Quand la mémoire joue des tours

Sin on peut apprendre de l'histoire, la mémoire peut parfois se révéler être une prison, empêchant de voir le monde évoluer. " En fait, Poutine fait fi de l'histoire récente de l'Uktaine depuis 1991 où l'Ukraine est devenue une nation", explique Stéphane Grimaldi, " Il fait fi du nationalisme ukrainien. Si l'Ukraine résiste - je ne sais pas encore combien de temps elle va résister- c'est bien parce qu'il y a un peuple ukrainien qui ne veut pas de cette invasion d'un pays frère."

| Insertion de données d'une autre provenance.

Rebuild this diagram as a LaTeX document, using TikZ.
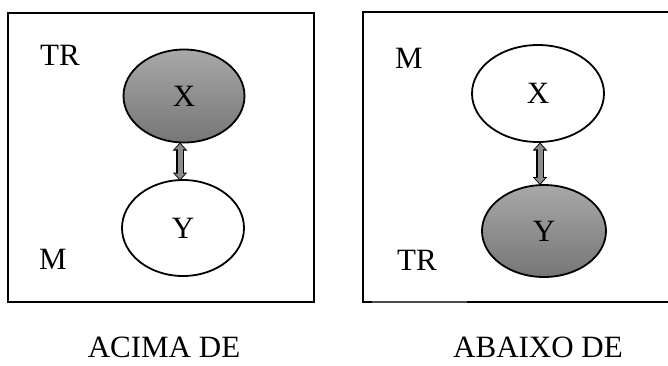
\documentclass[tikz,border=0pt]{standalone}
\usepackage{fontspec}
\setmainfont{Liberation Serif}
\usetikzlibrary{arrows.meta,shapes.geometric}
\definecolor{shadetop}{RGB}{168,168,168}
\definecolor{shadebot}{RGB}{118,118,118}
\definecolor{arrowgray}{RGB}{140,140,140}
\begin{document}
\begin{tikzpicture}[x=1pt,y=-1pt,
  frame/.style={line width=2.6pt},
  txt/.style={font=\fontsize{31}{34}\selectfont, inner sep=0pt},
  bubble/.style={ellipse, draw=black, line width=1.8pt, inner sep=0pt, font=\fontsize{31}{34}\selectfont},
  filledbubble/.style={bubble, top color=shadetop, bottom color=shadebot},
  whitebubble/.style={bubble, fill=white},
  outerarrow/.style={line width=7.5pt, black, {Triangle[width=14pt,length=8pt]}-{Triangle[width=14pt,length=8pt]}},
  innerarrow/.style={line width=5pt, arrowgray, shorten <=1.4pt, shorten >=1.4pt, {Triangle[width=10pt,length=5.5pt]}-{Triangle[width=10pt,length=5.5pt]}}
]
\useasboundingbox (0,0) rectangle (668,365);
\fill[white] (0,0) rectangle (668,365);

% left panel
\draw[frame] (8,13) rectangle (314,302);
\node[filledbubble, minimum width=121pt, minimum height=93pt] (lx) at (184,96) {X};
\node[whitebubble, minimum width=122pt, minimum height=96pt] (ly) at (183,228) {Y};
\node[txt] (ltr) at (60,55) {TR};
\node[txt] (lm) at (53,259) {M};
\coordinate (la) at (180,142.5);
\coordinate (lb) at (180,180.5);
\draw[outerarrow] (la) -- (lb);
\draw[innerarrow] (la) -- (lb);
\node[txt] (cap1) at (164,347) {ACIMA DE};

% right panel
\draw[frame] (668,12) -- (363,12) -- (363,302) -- (372,302);
\draw[line width=1.2pt, black!70] (372,302) -- (467,302);
\draw[frame] (467,302) -- (668,302);
\node[whitebubble, minimum width=132pt, minimum height=97pt] (rx) at (538,93.5) {X};
\node[filledbubble, minimum width=124pt, minimum height=92pt] (ry) at (544,231) {Y};
\node[txt] (rm) at (409,58) {M};
\node[txt] (rtr) at (417,260) {TR};
\coordinate (ra) at (540,142.5);
\coordinate (rb) at (540,185);
\draw[outerarrow] (ra) -- (rb);
\draw[innerarrow] (ra) -- (rb);
\node[txt] (cap2) at (538,347) {ABAIXO DE};
\end{tikzpicture}
\end{document}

Ces tensions entre ces deux ex républiques soviétiques, le Mémorial de Caen s'en fait l'écho depuis déjà plusieurs années. En 2015 déjà, avec la fondation Warm (Fondation internationale sur les conflits contemporains), le musée normand avait organisé une conférence consacrée à la guerre dans le Donbass en présence du photographe Guillaume Herbaut et du journaliste du  Monde Benoît Vitkine. " Ce que j'ai compris, en allant plusieurs fois dans ce pays, c'est que les Ukrainiens sont avant tout ukrainiens avec en plus, ce que Poutine ne supporte pas, une vraie tentation occidentale que vous voyez dans la rue, dans la manière dont les gens s'habillent, dans les restaurants. Kiev est une ville moderne qui ressemble à toutes les villes occidentales", raconte Stéphane Grimaldi, " Les Ukrainiens sont des gens qui veulent se rapprocher de l'Europe occidentale et ça, Poutine ne le supporte pas. Si loin et pourtant si proches.